TASK GOAL - Take the lines from the top down to and including the one with "const rightTicks = [0, 5, 10, 15];" and repeat them exactly. Omit images.

*-*-*

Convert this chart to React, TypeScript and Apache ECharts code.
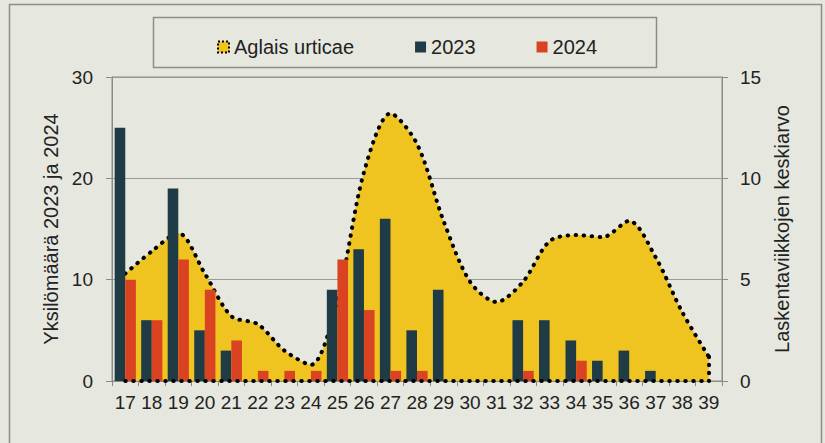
import React, { useEffect, useRef } from "react";
import * as echarts from "echarts";

const weeks = ["17","18","19","20","21","22","23","24","25","26","27","28","29","30","31","32","33","34","35","36","37","38","39"];
const avgCount = [5.3, 6.4, 7.3, 5.3, 3.2, 2.8, 1.5, 0.8, 4.0, 10.3, 13.2, 11.7, 7.9, 4.9, 3.9, 4.9, 6.9, 7.2, 7.1, 7.9, 6.1, 3.4, 1.2];
const y2023 = [25, 6, 19, 5, 3, 0, 0, 0, 9, 13, 16, 5, 9, 0, 0, 6, 6, 4, 2, 3, 1, 0, 0];
const y2024 = [10, 6, 12, 9, 4, 1, 1, 1, 12, 7, 1, 1, 0, 0, 0, 1, 0, 2, 0, 0, 0, 0, 0];
const leftTicks = [0, 10, 20, 30];
const rightTicks = [0, 5, 10, 15];

const FONT = "Liberation Sans, Arial, sans-serif";
const TXT = "#222";
const AX = "#8a8a8a";

export default function App() {
  const ref = useRef<HTMLDivElement>(null);
  useEffect(() => {
    document.body.style.margin = "0";
    const chart = echarts.init(ref.current!, null, { renderer: "svg" });
    const last = weeks.length - 1;
    chart.setOption({
      animation: false,
      backgroundColor: "#e6e8df",
      textStyle: { fontFamily: FONT },
      graphic: [
        { type: "rect", shape: { x: 9.5, y: 4.5, width: 812, height: 440 }, style: { fill: "none", stroke: "#8c8c8c", lineWidth: 1.5 }, z: -1 },
        { type: "rect", shape: { x: 153.5, y: 17.5, width: 503, height: 50 }, style: { fill: "none", stroke: "#8c8c8c", lineWidth: 1.5 }, z: -1 },
      ],
      legend: {
        left: 212,
        top: 32,
        itemGap: 61,
        itemWidth: 11,
        itemHeight: 11,
        textStyle: { fontSize: 20, color: TXT, fontFamily: FONT },
        data: [
          { name: "Aglais urticae", icon: "rect", itemStyle: { color: "#efc420", borderColor: "#000", borderWidth: 2, borderType: [2, 2] } },
          { name: "2023", icon: "rect" },
          { name: "2024", icon: "rect" },
        ],
      },
      grid: { left: 112, right: 103, top: 77, bottom: 62, show: true, borderColor: AX, borderWidth: 1 },
      xAxis: {
        type: "category",
        data: weeks,
        axisLine: { lineStyle: { color: AX } },
        axisTick: { show: true, length: 5, lineStyle: { color: AX } },
        axisLabel: { fontSize: 19, color: TXT, margin: 12, interval: 0, fontFamily: FONT },
      },
      yAxis: [
        {
          type: "value", min: leftTicks[0], max: leftTicks[leftTicks.length - 1], interval: 10,
          name: "Yksilömäärä 2023 ja 2024", nameLocation: "middle", nameGap: 50,
          nameTextStyle: { fontSize: 20, color: TXT, fontFamily: FONT },
          axisLine: { show: true, lineStyle: { color: AX } },
          axisTick: { show: true, length: 6, lineStyle: { color: AX } },
          axisLabel: { fontSize: 19, color: TXT, margin: 19, fontFamily: FONT },
          splitLine: { show: true, lineStyle: { color: "#9a9a9a", width: 1 } },
        },
        {
          type: "value", min: rightTicks[0], max: rightTicks[rightTicks.length - 1], interval: 5,
          name: "Laskentaviikkojen keskiarvo", nameLocation: "middle", nameGap: 48,
          nameTextStyle: { fontSize: 20, color: TXT, fontFamily: FONT },
          axisLine: { show: true, lineStyle: { color: AX } },
          axisTick: { show: true, length: 6, lineStyle: { color: AX } },
          axisLabel: { fontSize: 19, color: TXT, margin: 18, fontFamily: FONT },
          splitLine: { show: false },
        },
      ],
      series: [
        {
          name: "Aglais urticae",
          type: "line",
          yAxisIndex: 1,
          data: avgCount,
          smooth: 0.3,
          symbol: "none",
          z: 1,
          lineStyle: { color: "#000", width: 4, type: [0.5, 7.5], cap: "round" },
          areaStyle: { color: "#efc420", opacity: 1 },
          itemStyle: { color: "#efc420" },
          markLine: {
            silent: true,
            symbol: "none",
            label: { show: false },
            lineStyle: { color: "#000", width: 4, type: [0.5, 7.5], cap: "round" },
            data: [
              [{ coord: [weeks[0], 0] }, { coord: [weeks[last], 0] }],
              [{ coord: [weeks[last], avgCount[last]] }, { coord: [weeks[last], 0] }],
            ],
          },
        },
        {
          name: "2023", type: "bar", yAxisIndex: 0, data: y2023, z: 3,
          barGap: "0%", barCategoryGap: "20%",
          itemStyle: { color: "#1f3b45" },
        },
        {
          name: "2024", type: "bar", yAxisIndex: 0, data: y2024, z: 3,
          barGap: "0%", barCategoryGap: "20%",
          itemStyle: { color: "#da4322" },
        },
      ],
    });
    return () => chart.dispose();
  }, []);
  return <div ref={ref} style={{ position: "fixed", left: 0, top: 0, width: 825, height: 443 }} />;
}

*-*-*

RESULT BELOW -
Convert this chart to React, TypeScript and Apache ECharts code.
import React, { useEffect, useRef } from "react";
import * as echarts from "echarts";

const weeks = ["17","18","19","20","21","22","23","24","25","26","27","28","29","30","31","32","33","34","35","36","37","38","39"];
const avgCount = [5.3, 6.4, 7.3, 5.3, 3.2, 2.8, 1.5, 0.8, 4.0, 10.3, 13.2, 11.7, 7.9, 4.9, 3.9, 4.9, 6.9, 7.2, 7.1, 7.9, 6.1, 3.4, 1.2];
const y2023 = [25, 6, 19, 5, 3, 0, 0, 0, 9, 13, 16, 5, 9, 0, 0, 6, 6, 4, 2, 3, 1, 0, 0];
const y2024 = [10, 6, 12, 9, 4, 1, 1, 1, 12, 7, 1, 1, 0, 0, 0, 1, 0, 2, 0, 0, 0, 0, 0];
const leftTicks = [0, 10, 20, 30];
const rightTicks = [0, 5, 10, 15];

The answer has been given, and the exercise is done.